— Start Material provided —

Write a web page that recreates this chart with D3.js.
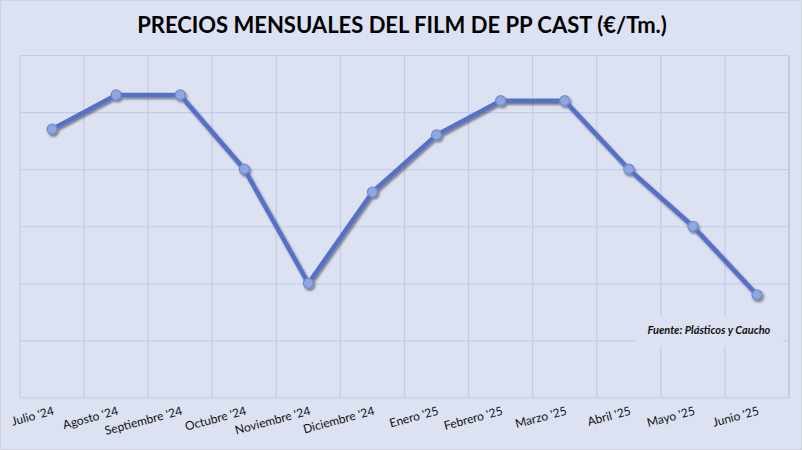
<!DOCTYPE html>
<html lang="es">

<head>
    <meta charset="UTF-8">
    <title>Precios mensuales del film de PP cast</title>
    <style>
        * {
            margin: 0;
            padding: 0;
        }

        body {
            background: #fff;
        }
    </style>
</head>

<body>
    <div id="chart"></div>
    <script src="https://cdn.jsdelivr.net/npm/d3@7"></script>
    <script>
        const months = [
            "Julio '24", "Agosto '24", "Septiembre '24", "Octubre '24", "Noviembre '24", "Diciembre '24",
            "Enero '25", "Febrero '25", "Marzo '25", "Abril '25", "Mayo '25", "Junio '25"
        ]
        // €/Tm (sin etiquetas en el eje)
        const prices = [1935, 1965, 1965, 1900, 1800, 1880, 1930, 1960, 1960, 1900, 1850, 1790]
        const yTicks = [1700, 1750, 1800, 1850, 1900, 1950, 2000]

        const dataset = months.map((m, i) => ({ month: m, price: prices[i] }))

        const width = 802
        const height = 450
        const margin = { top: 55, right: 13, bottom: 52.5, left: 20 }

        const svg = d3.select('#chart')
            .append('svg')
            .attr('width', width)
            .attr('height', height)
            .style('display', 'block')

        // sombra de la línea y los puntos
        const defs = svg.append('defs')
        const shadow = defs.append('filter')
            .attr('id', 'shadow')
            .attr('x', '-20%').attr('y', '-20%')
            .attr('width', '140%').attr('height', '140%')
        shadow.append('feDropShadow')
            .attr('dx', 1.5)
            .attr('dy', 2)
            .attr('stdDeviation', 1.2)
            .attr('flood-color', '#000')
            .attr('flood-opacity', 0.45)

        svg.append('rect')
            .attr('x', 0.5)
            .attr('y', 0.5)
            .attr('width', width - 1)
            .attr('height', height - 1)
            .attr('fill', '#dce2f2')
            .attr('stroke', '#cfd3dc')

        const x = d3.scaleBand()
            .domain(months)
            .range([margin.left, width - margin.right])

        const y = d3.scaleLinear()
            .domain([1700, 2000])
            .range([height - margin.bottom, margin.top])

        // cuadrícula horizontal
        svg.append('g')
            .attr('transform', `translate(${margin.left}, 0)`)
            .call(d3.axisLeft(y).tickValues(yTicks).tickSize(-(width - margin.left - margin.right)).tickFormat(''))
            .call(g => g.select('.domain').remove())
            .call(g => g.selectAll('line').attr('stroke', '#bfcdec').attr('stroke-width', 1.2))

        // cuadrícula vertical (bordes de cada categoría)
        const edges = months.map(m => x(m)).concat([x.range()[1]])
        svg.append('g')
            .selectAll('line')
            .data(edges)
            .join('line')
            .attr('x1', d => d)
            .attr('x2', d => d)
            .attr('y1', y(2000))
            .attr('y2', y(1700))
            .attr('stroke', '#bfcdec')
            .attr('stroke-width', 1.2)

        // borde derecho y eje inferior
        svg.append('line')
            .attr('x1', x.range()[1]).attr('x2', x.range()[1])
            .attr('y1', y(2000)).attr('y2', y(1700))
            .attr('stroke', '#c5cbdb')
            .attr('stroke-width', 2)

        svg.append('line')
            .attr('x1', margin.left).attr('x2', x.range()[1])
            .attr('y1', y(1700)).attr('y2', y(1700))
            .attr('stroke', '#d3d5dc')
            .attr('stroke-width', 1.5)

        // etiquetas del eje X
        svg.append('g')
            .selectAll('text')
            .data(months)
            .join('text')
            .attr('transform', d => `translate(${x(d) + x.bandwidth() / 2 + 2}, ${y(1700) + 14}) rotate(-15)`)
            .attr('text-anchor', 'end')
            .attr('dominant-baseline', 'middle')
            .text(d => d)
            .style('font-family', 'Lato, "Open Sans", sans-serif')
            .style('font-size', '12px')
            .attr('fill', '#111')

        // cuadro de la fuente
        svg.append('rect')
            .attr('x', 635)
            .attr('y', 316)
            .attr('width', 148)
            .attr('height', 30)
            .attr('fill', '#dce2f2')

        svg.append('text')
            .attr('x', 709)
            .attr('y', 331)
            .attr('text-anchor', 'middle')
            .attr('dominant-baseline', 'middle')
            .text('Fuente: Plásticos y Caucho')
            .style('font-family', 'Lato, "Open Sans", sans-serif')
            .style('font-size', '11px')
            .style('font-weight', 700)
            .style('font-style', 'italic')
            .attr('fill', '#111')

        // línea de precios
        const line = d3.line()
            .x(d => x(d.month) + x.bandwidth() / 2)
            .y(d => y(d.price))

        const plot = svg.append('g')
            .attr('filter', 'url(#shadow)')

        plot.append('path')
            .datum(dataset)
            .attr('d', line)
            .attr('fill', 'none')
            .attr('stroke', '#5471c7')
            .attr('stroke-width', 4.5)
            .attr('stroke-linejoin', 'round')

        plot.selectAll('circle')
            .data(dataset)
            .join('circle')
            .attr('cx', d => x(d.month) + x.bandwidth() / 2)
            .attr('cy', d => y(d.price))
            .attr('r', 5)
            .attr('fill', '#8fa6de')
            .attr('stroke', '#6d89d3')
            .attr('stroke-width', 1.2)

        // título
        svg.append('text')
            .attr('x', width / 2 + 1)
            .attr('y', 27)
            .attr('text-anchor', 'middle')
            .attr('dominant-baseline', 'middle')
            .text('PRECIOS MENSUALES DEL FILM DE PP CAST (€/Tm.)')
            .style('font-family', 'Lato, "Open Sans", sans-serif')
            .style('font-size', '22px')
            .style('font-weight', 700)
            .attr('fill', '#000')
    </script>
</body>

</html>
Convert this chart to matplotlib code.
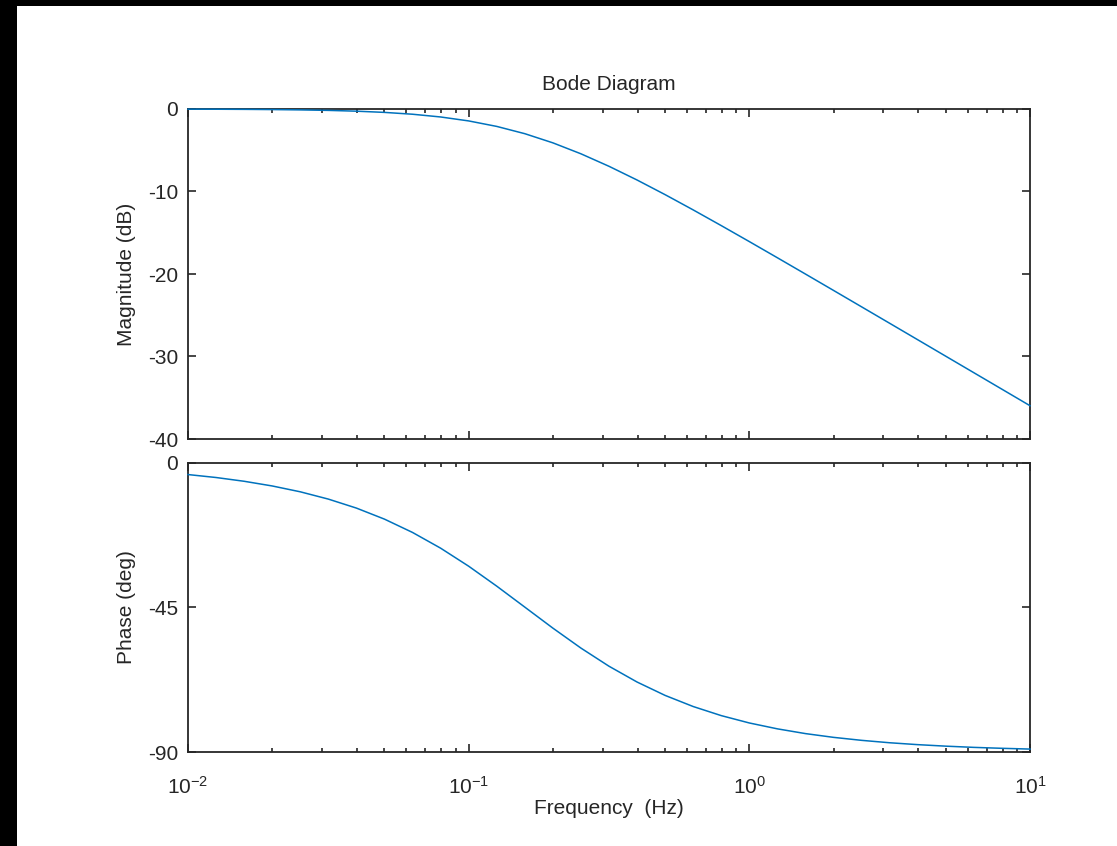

— End Material provided —

## Goal
Without the pictures, write out all of the material exactly.

## Exercise result
Write a web page that recreates this chart with D3.js.
<!DOCTYPE html>
<html lang="es">

<head>
    <meta charset="UTF-8">
    <title>Precios mensuales del film de PP cast</title>
    <style>
        * {
            margin: 0;
            padding: 0;
        }

        body {
            background: #fff;
        }
    </style>
</head>

<body>
    <div id="chart"></div>
    <script src="https://cdn.jsdelivr.net/npm/d3@7"></script>
    <script>
        const months = [
            "Julio '24", "Agosto '24", "Septiembre '24", "Octubre '24", "Noviembre '24", "Diciembre '24",
            "Enero '25", "Febrero '25", "Marzo '25", "Abril '25", "Mayo '25", "Junio '25"
        ]
        // €/Tm (sin etiquetas en el eje)
        const prices = [1935, 1965, 1965, 1900, 1800, 1880, 1930, 1960, 1960, 1900, 1850, 1790]
        const yTicks = [1700, 1750, 1800, 1850, 1900, 1950, 2000]

        const dataset = months.map((m, i) => ({ month: m, price: prices[i] }))

        const width = 802
        const height = 450
        const margin = { top: 55, right: 13, bottom: 52.5, left: 20 }

        const svg = d3.select('#chart')
            .append('svg')
            .attr('width', width)
            .attr('height', height)
            .style('display', 'block')

        // sombra de la línea y los puntos
        const defs = svg.append('defs')
        const shadow = defs.append('filter')
            .attr('id', 'shadow')
            .attr('x', '-20%').attr('y', '-20%')
            .attr('width', '140%').attr('height', '140%')
        shadow.append('feDropShadow')
            .attr('dx', 1.5)
            .attr('dy', 2)
            .attr('stdDeviation', 1.2)
            .attr('flood-color', '#000')
            .attr('flood-opacity', 0.45)

        svg.append('rect')
            .attr('x', 0.5)
            .attr('y', 0.5)
            .attr('width', width - 1)
            .attr('height', height - 1)
            .attr('fill', '#dce2f2')
            .attr('stroke', '#cfd3dc')

        const x = d3.scaleBand()
            .domain(months)
            .range([margin.left, width - margin.right])

        const y = d3.scaleLinear()
            .domain([1700, 2000])
            .range([height - margin.bottom, margin.top])

        // cuadrícula horizontal
        svg.append('g')
            .attr('transform', `translate(${margin.left}, 0)`)
            .call(d3.axisLeft(y).tickValues(yTicks).tickSize(-(width - margin.left - margin.right)).tickFormat(''))
            .call(g => g.select('.domain').remove())
            .call(g => g.selectAll('line').attr('stroke', '#bfcdec').attr('stroke-width', 1.2))

        // cuadrícula vertical (bordes de cada categoría)
        const edges = months.map(m => x(m)).concat([x.range()[1]])
        svg.append('g')
            .selectAll('line')
            .data(edges)
            .join('line')
            .attr('x1', d => d)
            .attr('x2', d => d)
            .attr('y1', y(2000))
            .attr('y2', y(1700))
            .attr('stroke', '#bfcdec')
            .attr('stroke-width', 1.2)

        // borde derecho y eje inferior
        svg.append('line')
            .attr('x1', x.range()[1]).attr('x2', x.range()[1])
            .attr('y1', y(2000)).attr('y2', y(1700))
            .attr('stroke', '#c5cbdb')
            .attr('stroke-width', 2)

        svg.append('line')
            .attr('x1', margin.left).attr('x2', x.range()[1])
            .attr('y1', y(1700)).attr('y2', y(1700))
            .attr('stroke', '#d3d5dc')
            .attr('stroke-width', 1.5)

        // etiquetas del eje X
        svg.append('g')
            .selectAll('text')
            .data(months)
            .join('text')
            .attr('transform', d => `translate(${x(d) + x.bandwidth() / 2 + 2}, ${y(1700) + 14}) rotate(-15)`)
            .attr('text-anchor', 'end')
            .attr('dominant-baseline', 'middle')
            .text(d => d)
            .style('font-family', 'Lato, "Open Sans", sans-serif')
            .style('font-size', '12px')
            .attr('fill', '#111')

        // cuadro de la fuente
        svg.append('rect')
            .attr('x', 635)
            .attr('y', 316)
            .attr('width', 148)
            .attr('height', 30)
            .attr('fill', '#dce2f2')

        svg.append('text')
            .attr('x', 709)
            .attr('y', 331)
            .attr('text-anchor', 'middle')
            .attr('dominant-baseline', 'middle')
            .text('Fuente: Plásticos y Caucho')
            .style('font-family', 'Lato, "Open Sans", sans-serif')
            .style('font-size', '11px')
            .style('font-weight', 700)
            .style('font-style', 'italic')
            .attr('fill', '#111')

        // línea de precios
        const line = d3.line()
            .x(d => x(d.month) + x.bandwidth() / 2)
            .y(d => y(d.price))

        const plot = svg.append('g')
            .attr('filter', 'url(#shadow)')

        plot.append('path')
            .datum(dataset)
            .attr('d', line)
            .attr('fill', 'none')
            .attr('stroke', '#5471c7')
            .attr('stroke-width', 4.5)
            .attr('stroke-linejoin', 'round')

        plot.selectAll('circle')
            .data(dataset)
            .join('circle')
            .attr('cx', d => x(d.month) + x.bandwidth() / 2)
            .attr('cy', d => y(d.price))
            .attr('r', 5)
            .attr('fill', '#8fa6de')
            .attr('stroke', '#6d89d3')
            .attr('stroke-width', 1.2)

        // título
        svg.append('text')
            .attr('x', width / 2 + 1)
            .attr('y', 27)
            .attr('text-anchor', 'middle')
            .attr('dominant-baseline', 'middle')
            .text('PRECIOS MENSUALES DEL FILM DE PP CAST (€/Tm.)')
            .style('font-family', 'Lato, "Open Sans", sans-serif')
            .style('font-size', '22px')
            .style('font-weight', 700)
            .attr('fill', '#000')
    </script>
</body>

</html>
Convert this chart to matplotlib code.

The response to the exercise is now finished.